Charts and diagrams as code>
↓

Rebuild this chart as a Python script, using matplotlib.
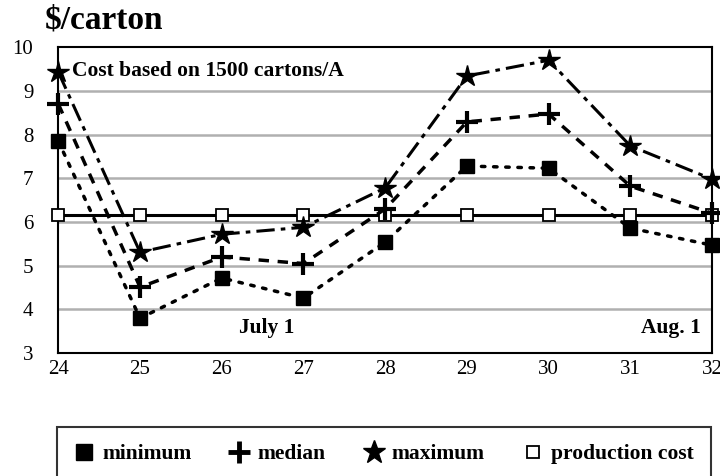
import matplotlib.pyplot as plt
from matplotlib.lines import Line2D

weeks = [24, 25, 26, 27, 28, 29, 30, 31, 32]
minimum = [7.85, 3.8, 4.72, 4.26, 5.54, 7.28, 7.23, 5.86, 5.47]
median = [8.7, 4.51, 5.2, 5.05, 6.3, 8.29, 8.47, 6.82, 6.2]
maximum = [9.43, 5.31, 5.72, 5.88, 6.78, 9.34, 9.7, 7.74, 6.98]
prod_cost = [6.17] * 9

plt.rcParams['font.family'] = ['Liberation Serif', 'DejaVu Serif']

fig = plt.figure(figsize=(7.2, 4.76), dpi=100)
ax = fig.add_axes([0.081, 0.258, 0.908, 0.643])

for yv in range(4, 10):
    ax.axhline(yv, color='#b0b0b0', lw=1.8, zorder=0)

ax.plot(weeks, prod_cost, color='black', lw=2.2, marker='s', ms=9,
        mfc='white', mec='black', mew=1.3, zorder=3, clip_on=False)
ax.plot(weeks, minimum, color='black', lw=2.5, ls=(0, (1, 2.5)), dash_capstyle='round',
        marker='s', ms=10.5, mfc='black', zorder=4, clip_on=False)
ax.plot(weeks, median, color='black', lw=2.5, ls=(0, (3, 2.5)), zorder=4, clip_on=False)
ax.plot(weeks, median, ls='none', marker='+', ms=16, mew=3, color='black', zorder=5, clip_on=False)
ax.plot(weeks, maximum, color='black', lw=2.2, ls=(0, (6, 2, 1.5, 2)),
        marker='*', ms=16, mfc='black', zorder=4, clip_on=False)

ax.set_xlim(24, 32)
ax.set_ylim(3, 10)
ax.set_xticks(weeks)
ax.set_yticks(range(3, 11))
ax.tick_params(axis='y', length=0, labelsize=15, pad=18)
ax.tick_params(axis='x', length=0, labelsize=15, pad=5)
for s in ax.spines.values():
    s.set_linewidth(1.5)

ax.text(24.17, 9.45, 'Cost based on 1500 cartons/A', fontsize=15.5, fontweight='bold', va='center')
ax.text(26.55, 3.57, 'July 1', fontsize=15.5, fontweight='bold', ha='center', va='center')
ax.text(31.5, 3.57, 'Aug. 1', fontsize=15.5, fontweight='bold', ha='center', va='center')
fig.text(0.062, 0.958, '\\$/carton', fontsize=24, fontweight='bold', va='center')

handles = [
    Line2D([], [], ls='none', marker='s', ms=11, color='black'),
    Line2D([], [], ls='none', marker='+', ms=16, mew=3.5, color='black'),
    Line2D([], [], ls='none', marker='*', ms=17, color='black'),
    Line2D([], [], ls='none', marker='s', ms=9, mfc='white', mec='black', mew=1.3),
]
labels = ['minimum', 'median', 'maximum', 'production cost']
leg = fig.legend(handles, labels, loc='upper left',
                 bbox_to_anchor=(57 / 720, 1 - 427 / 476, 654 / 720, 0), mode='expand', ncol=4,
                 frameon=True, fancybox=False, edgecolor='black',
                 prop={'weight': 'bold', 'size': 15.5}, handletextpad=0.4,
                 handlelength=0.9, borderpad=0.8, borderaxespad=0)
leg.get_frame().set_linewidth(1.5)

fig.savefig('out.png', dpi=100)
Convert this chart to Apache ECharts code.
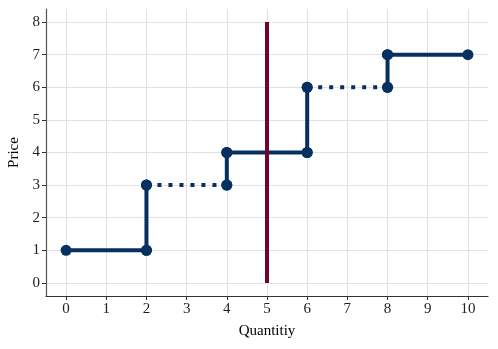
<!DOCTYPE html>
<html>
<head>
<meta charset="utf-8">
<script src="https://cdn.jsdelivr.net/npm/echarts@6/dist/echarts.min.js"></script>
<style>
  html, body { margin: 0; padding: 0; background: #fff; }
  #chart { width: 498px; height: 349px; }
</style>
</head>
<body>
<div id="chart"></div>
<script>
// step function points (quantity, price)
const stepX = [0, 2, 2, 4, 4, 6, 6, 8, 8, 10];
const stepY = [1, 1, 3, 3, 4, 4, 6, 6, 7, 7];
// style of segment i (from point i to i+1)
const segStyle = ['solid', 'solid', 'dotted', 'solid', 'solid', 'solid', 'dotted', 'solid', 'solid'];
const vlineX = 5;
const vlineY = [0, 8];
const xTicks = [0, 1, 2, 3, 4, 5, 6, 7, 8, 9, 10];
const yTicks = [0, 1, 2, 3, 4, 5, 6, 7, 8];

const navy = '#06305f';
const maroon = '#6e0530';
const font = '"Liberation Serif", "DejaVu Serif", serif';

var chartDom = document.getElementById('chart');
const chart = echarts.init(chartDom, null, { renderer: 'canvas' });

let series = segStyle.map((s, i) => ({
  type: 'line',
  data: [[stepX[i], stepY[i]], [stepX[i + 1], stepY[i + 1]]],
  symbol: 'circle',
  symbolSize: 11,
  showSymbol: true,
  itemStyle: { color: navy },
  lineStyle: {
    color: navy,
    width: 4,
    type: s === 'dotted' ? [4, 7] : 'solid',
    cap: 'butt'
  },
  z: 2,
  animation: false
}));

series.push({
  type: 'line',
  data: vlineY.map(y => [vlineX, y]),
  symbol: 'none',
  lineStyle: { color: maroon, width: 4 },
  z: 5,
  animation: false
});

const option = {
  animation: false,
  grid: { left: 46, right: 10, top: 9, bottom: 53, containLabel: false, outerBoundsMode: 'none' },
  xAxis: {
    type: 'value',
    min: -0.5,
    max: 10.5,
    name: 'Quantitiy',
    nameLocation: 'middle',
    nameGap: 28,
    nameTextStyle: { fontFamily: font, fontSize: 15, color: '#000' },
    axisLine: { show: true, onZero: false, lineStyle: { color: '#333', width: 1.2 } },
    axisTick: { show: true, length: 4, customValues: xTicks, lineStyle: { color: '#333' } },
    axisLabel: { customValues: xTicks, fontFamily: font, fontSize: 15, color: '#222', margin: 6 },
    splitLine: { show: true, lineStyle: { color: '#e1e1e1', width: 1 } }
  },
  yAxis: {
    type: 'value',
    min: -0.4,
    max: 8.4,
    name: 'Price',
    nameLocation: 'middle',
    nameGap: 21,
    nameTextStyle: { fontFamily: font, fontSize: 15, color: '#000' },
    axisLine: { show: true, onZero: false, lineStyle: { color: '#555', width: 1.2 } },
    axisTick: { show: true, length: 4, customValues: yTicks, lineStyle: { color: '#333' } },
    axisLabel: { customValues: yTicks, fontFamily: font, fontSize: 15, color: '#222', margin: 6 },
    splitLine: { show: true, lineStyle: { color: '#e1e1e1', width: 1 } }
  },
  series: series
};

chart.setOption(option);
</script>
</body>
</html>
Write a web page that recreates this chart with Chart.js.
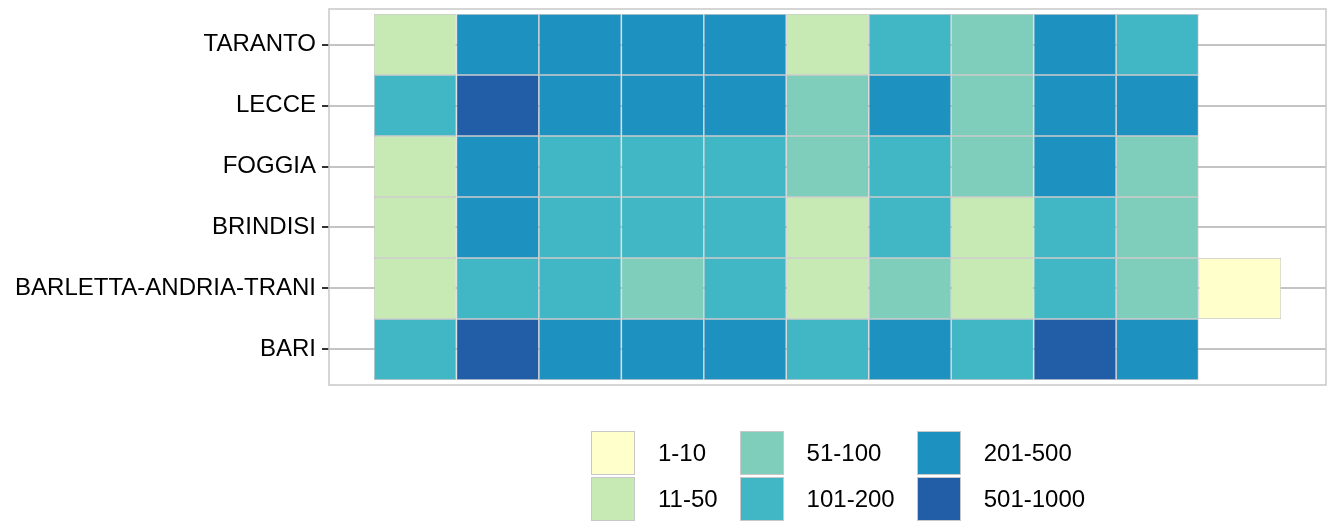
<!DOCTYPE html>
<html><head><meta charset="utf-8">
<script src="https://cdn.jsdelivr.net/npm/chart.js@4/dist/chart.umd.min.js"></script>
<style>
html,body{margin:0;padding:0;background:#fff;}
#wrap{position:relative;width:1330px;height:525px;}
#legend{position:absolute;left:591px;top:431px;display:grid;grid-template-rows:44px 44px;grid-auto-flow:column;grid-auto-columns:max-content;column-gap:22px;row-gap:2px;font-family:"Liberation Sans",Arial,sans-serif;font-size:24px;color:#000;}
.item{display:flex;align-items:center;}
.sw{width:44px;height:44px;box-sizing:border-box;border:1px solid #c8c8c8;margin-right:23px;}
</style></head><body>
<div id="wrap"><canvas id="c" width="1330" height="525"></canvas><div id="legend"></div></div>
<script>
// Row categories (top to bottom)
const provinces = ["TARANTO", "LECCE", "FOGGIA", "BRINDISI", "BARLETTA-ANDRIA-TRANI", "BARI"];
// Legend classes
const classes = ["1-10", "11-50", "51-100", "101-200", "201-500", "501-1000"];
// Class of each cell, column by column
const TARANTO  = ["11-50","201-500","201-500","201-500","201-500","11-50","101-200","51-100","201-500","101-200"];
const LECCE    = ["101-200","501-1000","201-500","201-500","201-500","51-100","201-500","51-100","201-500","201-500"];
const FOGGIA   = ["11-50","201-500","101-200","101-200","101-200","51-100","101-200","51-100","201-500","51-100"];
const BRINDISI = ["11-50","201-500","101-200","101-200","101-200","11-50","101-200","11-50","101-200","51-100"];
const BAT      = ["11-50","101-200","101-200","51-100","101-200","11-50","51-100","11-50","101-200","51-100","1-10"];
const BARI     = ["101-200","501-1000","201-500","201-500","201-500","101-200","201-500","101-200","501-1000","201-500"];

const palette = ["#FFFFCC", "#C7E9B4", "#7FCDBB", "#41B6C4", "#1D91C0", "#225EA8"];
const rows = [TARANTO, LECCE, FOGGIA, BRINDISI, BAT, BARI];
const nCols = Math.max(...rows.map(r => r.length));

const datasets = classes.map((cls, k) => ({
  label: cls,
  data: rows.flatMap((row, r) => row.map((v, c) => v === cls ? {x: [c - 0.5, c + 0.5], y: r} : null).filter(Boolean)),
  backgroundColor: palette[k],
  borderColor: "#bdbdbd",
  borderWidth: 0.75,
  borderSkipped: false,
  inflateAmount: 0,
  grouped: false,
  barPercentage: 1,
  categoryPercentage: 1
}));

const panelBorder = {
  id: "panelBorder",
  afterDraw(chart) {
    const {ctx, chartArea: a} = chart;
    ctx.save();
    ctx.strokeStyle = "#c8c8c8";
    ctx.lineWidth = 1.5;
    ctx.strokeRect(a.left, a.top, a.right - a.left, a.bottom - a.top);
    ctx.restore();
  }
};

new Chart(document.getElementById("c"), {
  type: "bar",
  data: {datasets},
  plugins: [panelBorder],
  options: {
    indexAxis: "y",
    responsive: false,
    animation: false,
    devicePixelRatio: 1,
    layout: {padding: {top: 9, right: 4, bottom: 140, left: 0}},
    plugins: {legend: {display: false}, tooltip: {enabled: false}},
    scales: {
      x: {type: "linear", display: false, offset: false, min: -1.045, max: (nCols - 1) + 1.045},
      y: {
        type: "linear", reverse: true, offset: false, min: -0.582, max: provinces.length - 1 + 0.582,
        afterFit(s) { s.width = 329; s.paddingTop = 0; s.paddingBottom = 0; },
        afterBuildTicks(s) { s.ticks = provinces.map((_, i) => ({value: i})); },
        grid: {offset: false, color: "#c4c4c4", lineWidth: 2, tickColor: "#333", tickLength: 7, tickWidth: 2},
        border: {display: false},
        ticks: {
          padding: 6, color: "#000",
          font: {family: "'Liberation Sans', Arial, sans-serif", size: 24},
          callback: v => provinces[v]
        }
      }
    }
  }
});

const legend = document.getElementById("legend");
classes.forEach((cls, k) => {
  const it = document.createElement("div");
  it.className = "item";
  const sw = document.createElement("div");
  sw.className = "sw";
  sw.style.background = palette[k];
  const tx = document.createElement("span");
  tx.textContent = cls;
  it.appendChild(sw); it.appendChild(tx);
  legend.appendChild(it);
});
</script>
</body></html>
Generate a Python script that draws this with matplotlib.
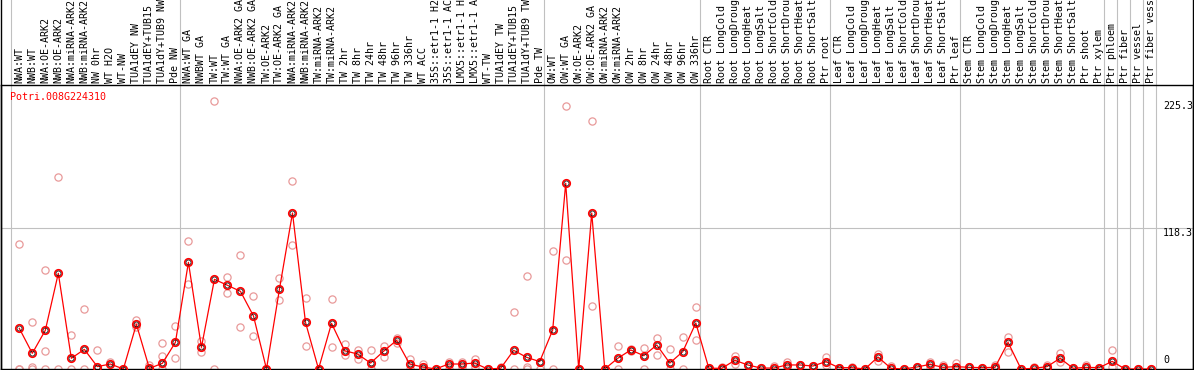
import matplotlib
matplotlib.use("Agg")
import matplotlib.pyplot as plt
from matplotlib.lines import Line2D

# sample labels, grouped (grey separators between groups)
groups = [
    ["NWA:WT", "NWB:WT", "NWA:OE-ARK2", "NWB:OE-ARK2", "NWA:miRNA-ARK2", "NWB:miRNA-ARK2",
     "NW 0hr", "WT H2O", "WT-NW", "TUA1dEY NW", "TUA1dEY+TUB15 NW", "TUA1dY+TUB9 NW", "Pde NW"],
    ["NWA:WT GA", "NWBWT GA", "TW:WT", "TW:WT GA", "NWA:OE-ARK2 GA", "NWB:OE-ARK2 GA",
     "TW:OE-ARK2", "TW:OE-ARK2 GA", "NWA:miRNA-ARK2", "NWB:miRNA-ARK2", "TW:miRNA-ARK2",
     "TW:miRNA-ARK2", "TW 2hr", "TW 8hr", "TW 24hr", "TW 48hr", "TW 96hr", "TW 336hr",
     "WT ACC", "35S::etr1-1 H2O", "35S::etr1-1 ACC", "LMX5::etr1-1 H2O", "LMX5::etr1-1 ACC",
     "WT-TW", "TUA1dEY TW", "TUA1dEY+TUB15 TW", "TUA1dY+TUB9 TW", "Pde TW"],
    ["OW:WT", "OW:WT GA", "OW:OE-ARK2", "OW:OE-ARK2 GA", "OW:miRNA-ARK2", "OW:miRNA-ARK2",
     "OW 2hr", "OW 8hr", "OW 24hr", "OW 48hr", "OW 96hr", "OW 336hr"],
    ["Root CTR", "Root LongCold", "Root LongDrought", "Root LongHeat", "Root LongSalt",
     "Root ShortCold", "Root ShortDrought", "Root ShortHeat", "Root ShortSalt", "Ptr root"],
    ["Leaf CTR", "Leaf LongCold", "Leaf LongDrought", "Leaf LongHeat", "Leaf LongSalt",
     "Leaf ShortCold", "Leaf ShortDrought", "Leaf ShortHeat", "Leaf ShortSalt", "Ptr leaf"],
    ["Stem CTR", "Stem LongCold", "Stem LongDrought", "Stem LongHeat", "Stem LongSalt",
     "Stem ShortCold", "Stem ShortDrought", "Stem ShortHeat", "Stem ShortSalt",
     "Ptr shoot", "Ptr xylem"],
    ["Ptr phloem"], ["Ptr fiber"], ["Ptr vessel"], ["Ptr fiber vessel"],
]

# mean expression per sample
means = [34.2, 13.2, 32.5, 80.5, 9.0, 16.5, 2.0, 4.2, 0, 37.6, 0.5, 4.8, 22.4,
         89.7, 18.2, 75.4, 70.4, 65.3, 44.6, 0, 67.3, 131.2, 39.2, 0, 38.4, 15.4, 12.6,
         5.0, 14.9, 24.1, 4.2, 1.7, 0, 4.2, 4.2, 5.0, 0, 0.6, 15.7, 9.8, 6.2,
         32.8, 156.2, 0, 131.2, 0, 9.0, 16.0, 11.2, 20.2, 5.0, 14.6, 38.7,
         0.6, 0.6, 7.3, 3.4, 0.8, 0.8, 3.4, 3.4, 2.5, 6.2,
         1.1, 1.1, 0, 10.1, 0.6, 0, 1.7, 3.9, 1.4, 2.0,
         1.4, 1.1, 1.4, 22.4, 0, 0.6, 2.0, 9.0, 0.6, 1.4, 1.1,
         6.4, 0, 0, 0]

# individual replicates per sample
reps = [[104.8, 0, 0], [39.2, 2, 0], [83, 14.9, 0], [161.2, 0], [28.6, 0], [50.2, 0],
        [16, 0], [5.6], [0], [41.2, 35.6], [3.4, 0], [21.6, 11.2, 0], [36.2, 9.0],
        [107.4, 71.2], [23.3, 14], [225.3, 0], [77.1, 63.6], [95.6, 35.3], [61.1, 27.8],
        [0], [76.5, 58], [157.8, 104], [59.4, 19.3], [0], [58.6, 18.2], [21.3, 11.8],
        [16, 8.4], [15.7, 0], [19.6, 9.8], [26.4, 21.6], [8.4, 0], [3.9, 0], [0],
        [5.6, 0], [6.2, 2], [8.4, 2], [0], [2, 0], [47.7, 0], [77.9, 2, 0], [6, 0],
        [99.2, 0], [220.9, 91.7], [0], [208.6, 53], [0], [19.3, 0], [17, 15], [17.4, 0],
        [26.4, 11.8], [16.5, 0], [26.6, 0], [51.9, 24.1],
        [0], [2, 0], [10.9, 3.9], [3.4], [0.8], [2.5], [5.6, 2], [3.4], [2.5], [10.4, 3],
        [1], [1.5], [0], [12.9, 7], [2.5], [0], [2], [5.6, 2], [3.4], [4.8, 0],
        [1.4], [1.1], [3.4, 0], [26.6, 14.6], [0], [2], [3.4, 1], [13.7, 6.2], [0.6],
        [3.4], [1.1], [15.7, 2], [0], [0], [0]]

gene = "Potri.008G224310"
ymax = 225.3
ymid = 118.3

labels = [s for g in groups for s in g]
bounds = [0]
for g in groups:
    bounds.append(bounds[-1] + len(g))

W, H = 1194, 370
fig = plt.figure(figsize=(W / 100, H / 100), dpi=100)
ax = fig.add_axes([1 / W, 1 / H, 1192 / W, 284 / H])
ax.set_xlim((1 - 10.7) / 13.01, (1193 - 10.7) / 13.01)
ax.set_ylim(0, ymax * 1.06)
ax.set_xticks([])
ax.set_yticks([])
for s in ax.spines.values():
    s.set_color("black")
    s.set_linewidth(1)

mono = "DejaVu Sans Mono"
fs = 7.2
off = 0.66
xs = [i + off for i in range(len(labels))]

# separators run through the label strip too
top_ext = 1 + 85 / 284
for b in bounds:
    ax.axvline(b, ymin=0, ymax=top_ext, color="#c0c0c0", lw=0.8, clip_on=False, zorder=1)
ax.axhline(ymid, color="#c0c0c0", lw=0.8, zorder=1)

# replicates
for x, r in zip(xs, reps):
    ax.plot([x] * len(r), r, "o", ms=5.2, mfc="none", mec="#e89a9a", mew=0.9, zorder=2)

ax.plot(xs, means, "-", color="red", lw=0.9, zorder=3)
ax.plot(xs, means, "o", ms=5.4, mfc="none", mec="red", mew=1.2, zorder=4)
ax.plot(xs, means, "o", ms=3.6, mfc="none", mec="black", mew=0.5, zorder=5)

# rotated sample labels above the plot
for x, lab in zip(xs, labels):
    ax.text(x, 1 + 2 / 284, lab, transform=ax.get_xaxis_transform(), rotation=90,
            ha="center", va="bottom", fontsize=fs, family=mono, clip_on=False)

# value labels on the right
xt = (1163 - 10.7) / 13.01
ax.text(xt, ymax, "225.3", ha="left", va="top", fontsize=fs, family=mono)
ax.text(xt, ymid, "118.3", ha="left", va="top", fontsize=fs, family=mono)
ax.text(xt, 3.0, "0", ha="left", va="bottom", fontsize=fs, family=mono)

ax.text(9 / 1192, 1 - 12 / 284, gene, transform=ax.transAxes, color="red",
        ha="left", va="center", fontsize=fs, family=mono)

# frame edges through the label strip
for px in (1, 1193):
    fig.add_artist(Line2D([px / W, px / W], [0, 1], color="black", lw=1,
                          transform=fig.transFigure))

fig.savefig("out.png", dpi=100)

↑

The exercise> Gather and copy every line of the data in which the string "script" is found.

Response for this exercise>
Rebuild this chart as a Python script, using matplotlib.
<script src="https://cdn.jsdelivr.net/npm/echarts@6/dist/echarts.min.js"></script>
<script>
</script>
<script src="https://cdn.jsdelivr.net/npm/chart.js@4/dist/chart.umd.min.js"></script>
<script>
</script>
Generate a Python script that draws this with matplotlib.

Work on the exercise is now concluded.